WHAT THE TASK ASKS – Quote every entry word for word.
── INPUT ROWS ──
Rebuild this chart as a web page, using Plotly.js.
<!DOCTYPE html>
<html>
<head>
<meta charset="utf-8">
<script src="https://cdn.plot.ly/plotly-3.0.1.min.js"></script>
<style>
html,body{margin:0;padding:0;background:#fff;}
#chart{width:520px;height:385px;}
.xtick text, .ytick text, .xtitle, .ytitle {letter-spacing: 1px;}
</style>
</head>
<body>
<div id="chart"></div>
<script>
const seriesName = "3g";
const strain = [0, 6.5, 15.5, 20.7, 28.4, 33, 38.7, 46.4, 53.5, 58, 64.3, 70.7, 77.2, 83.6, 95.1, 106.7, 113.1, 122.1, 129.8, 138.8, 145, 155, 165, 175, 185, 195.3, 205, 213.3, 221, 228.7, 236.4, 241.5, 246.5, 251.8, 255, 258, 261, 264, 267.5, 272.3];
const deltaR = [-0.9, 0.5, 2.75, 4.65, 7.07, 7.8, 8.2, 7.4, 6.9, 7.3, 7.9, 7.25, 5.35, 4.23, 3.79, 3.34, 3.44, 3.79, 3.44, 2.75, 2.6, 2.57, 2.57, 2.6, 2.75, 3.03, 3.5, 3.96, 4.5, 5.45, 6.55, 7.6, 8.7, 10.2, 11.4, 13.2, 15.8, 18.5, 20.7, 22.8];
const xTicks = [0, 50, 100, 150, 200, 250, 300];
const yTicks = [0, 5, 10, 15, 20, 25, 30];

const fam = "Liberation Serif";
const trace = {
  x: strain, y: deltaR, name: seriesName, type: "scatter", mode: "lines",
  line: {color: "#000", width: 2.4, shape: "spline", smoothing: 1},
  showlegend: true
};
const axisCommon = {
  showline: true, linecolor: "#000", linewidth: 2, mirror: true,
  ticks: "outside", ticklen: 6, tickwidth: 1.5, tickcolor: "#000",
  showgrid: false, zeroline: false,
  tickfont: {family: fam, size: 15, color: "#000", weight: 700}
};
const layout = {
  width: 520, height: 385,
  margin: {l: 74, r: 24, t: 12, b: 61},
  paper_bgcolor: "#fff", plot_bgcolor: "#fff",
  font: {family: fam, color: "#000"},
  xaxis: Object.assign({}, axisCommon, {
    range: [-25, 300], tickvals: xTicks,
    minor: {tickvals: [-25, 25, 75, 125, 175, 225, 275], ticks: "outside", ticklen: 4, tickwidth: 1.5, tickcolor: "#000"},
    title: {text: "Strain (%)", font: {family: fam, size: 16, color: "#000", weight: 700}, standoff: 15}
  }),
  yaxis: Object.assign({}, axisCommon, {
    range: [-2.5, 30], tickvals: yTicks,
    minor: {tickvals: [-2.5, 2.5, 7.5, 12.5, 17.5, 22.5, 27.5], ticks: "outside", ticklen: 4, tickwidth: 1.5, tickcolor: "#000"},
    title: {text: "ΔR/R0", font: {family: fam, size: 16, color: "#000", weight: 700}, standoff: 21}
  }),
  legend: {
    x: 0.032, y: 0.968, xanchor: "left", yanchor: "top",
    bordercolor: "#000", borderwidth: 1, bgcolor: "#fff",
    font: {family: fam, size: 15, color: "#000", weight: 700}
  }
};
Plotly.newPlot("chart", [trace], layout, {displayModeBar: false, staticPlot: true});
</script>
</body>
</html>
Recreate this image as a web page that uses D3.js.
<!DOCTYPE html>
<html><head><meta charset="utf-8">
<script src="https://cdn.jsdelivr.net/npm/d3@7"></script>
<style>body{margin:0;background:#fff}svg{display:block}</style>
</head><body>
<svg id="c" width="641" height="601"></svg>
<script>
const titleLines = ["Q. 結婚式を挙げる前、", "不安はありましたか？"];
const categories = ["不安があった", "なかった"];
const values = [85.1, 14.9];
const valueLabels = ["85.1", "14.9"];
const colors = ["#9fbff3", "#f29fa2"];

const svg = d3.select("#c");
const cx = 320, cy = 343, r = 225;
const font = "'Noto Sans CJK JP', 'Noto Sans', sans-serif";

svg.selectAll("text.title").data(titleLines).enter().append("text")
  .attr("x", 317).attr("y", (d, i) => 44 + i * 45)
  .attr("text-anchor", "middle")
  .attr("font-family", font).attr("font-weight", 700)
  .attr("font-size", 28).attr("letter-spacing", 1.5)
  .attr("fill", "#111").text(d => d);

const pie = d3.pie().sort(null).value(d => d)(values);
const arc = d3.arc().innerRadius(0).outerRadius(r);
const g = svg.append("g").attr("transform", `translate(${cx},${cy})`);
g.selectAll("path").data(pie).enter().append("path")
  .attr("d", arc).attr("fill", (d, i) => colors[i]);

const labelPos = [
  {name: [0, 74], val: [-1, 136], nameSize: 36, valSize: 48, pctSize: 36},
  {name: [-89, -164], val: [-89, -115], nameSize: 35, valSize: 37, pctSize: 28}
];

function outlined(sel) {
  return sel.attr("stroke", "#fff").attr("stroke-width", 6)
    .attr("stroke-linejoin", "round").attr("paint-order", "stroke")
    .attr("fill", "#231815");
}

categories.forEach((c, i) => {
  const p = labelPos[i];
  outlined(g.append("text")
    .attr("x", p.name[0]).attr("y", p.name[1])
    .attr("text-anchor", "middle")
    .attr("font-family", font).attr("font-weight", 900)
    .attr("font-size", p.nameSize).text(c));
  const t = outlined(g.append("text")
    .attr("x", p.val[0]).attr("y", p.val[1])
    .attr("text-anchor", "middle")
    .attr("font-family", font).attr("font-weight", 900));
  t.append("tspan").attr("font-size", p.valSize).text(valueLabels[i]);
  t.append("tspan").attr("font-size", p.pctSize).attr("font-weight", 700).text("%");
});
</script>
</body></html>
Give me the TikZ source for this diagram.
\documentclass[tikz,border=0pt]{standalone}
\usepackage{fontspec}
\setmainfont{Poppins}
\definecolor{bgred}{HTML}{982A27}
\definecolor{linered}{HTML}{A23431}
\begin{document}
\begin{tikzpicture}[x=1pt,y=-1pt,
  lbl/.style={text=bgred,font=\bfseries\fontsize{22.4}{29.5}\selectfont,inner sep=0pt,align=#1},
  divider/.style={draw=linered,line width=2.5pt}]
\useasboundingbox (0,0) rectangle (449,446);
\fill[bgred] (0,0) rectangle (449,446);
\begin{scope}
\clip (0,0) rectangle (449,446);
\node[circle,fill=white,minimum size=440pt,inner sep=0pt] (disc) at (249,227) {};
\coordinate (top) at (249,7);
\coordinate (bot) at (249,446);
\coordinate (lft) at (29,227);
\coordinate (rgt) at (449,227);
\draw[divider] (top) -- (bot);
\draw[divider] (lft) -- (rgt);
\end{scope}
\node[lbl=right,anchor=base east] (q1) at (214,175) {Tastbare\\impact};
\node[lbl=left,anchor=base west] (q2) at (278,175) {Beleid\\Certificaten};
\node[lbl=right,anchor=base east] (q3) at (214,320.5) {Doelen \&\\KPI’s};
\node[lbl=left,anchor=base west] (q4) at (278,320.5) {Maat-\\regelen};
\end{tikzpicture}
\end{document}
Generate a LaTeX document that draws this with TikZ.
───
EXERCISE RESULT –
Rebuild this chart as a web page, using Plotly.js.
<!DOCTYPE html>
<html>
<head>
<meta charset="utf-8">
<script src="https://cdn.plot.ly/plotly-3.0.1.min.js"></script>
<style>
html,body{margin:0;padding:0;background:#fff;}
#chart{width:520px;height:385px;}
.xtick text, .ytick text, .xtitle, .ytitle {letter-spacing: 1px;}
</style>
</head>
<body>
<div id="chart"></div>
<script>
const seriesName = "3g";
const strain = [0, 6.5, 15.5, 20.7, 28.4, 33, 38.7, 46.4, 53.5, 58, 64.3, 70.7, 77.2, 83.6, 95.1, 106.7, 113.1, 122.1, 129.8, 138.8, 145, 155, 165, 175, 185, 195.3, 205, 213.3, 221, 228.7, 236.4, 241.5, 246.5, 251.8, 255, 258, 261, 264, 267.5, 272.3];
const deltaR = [-0.9, 0.5, 2.75, 4.65, 7.07, 7.8, 8.2, 7.4, 6.9, 7.3, 7.9, 7.25, 5.35, 4.23, 3.79, 3.34, 3.44, 3.79, 3.44, 2.75, 2.6, 2.57, 2.57, 2.6, 2.75, 3.03, 3.5, 3.96, 4.5, 5.45, 6.55, 7.6, 8.7, 10.2, 11.4, 13.2, 15.8, 18.5, 20.7, 22.8];
const xTicks = [0, 50, 100, 150, 200, 250, 300];
const yTicks = [0, 5, 10, 15, 20, 25, 30];

const fam = "Liberation Serif";
const trace = {
  x: strain, y: deltaR, name: seriesName, type: "scatter", mode: "lines",
  line: {color: "#000", width: 2.4, shape: "spline", smoothing: 1},
  showlegend: true
};
const axisCommon = {
  showline: true, linecolor: "#000", linewidth: 2, mirror: true,
  ticks: "outside", ticklen: 6, tickwidth: 1.5, tickcolor: "#000",
  showgrid: false, zeroline: false,
  tickfont: {family: fam, size: 15, color: "#000", weight: 700}
};
const layout = {
  width: 520, height: 385,
  margin: {l: 74, r: 24, t: 12, b: 61},
  paper_bgcolor: "#fff", plot_bgcolor: "#fff",
  font: {family: fam, color: "#000"},
  xaxis: Object.assign({}, axisCommon, {
    range: [-25, 300], tickvals: xTicks,
    minor: {tickvals: [-25, 25, 75, 125, 175, 225, 275], ticks: "outside", ticklen: 4, tickwidth: 1.5, tickcolor: "#000"},
    title: {text: "Strain (%)", font: {family: fam, size: 16, color: "#000", weight: 700}, standoff: 15}
  }),
  yaxis: Object.assign({}, axisCommon, {
    range: [-2.5, 30], tickvals: yTicks,
    minor: {tickvals: [-2.5, 2.5, 7.5, 12.5, 17.5, 22.5, 27.5], ticks: "outside", ticklen: 4, tickwidth: 1.5, tickcolor: "#000"},
    title: {text: "ΔR/R0", font: {family: fam, size: 16, color: "#000", weight: 700}, standoff: 21}
  }),
  legend: {
    x: 0.032, y: 0.968, xanchor: "left", yanchor: "top",
    bordercolor: "#000", borderwidth: 1, bgcolor: "#fff",
    font: {family: fam, size: 15, color: "#000", weight: 700}
  }
};
Plotly.newPlot("chart", [trace], layout, {displayModeBar: false, staticPlot: true});
</script>
</body>
</html>
Recreate this image as a web page that uses D3.js.
<!DOCTYPE html>
<html><head><meta charset="utf-8">
<script src="https://cdn.jsdelivr.net/npm/d3@7"></script>
<style>body{margin:0;background:#fff}svg{display:block}</style>
</head><body>
<svg id="c" width="641" height="601"></svg>
<script>
const titleLines = ["Q. 結婚式を挙げる前、", "不安はありましたか？"];
const categories = ["不安があった", "なかった"];
const values = [85.1, 14.9];
const valueLabels = ["85.1", "14.9"];
const colors = ["#9fbff3", "#f29fa2"];

const svg = d3.select("#c");
const cx = 320, cy = 343, r = 225;
const font = "'Noto Sans CJK JP', 'Noto Sans', sans-serif";

svg.selectAll("text.title").data(titleLines).enter().append("text")
  .attr("x", 317).attr("y", (d, i) => 44 + i * 45)
  .attr("text-anchor", "middle")
  .attr("font-family", font).attr("font-weight", 700)
  .attr("font-size", 28).attr("letter-spacing", 1.5)
  .attr("fill", "#111").text(d => d);

const pie = d3.pie().sort(null).value(d => d)(values);
const arc = d3.arc().innerRadius(0).outerRadius(r);
const g = svg.append("g").attr("transform", `translate(${cx},${cy})`);
g.selectAll("path").data(pie).enter().append("path")
  .attr("d", arc).attr("fill", (d, i) => colors[i]);

const labelPos = [
  {name: [0, 74], val: [-1, 136], nameSize: 36, valSize: 48, pctSize: 36},
  {name: [-89, -164], val: [-89, -115], nameSize: 35, valSize: 37, pctSize: 28}
];

function outlined(sel) {
  return sel.attr("stroke", "#fff").attr("stroke-width", 6)
    .attr("stroke-linejoin", "round").attr("paint-order", "stroke")
    .attr("fill", "#231815");
}

categories.forEach((c, i) => {
  const p = labelPos[i];
  outlined(g.append("text")
    .attr("x", p.name[0]).attr("y", p.name[1])
    .attr("text-anchor", "middle")
    .attr("font-family", font).attr("font-weight", 900)
    .attr("font-size", p.nameSize).text(c));
  const t = outlined(g.append("text")
    .attr("x", p.val[0]).attr("y", p.val[1])
    .attr("text-anchor", "middle")
    .attr("font-family", font).attr("font-weight", 900));
  t.append("tspan").attr("font-size", p.valSize).text(valueLabels[i]);
  t.append("tspan").attr("font-size", p.pctSize).attr("font-weight", 700).text("%");
});
</script>
</body></html>
Give me the TikZ source for this diagram.
\documentclass[tikz,border=0pt]{standalone}
\usepackage{fontspec}
\setmainfont{Poppins}
\definecolor{bgred}{HTML}{982A27}
\definecolor{linered}{HTML}{A23431}
\begin{document}
\begin{tikzpicture}[x=1pt,y=-1pt,
  lbl/.style={text=bgred,font=\bfseries\fontsize{22.4}{29.5}\selectfont,inner sep=0pt,align=#1},
  divider/.style={draw=linered,line width=2.5pt}]
\useasboundingbox (0,0) rectangle (449,446);
\fill[bgred] (0,0) rectangle (449,446);
\begin{scope}
\clip (0,0) rectangle (449,446);
\node[circle,fill=white,minimum size=440pt,inner sep=0pt] (disc) at (249,227) {};
\coordinate (top) at (249,7);
\coordinate (bot) at (249,446);
\coordinate (lft) at (29,227);
\coordinate (rgt) at (449,227);
\draw[divider] (top) -- (bot);
\draw[divider] (lft) -- (rgt);
\end{scope}
\node[lbl=right,anchor=base east] (q1) at (214,175) {Tastbare\\impact};
\node[lbl=left,anchor=base west] (q2) at (278,175) {Beleid\\Certificaten};
\node[lbl=right,anchor=base east] (q3) at (214,320.5) {Doelen \&\\KPI’s};
\node[lbl=left,anchor=base west] (q4) at (278,320.5) {Maat-\\regelen};
\end{tikzpicture}
\end{document}
Generate a LaTeX document that draws this with TikZ.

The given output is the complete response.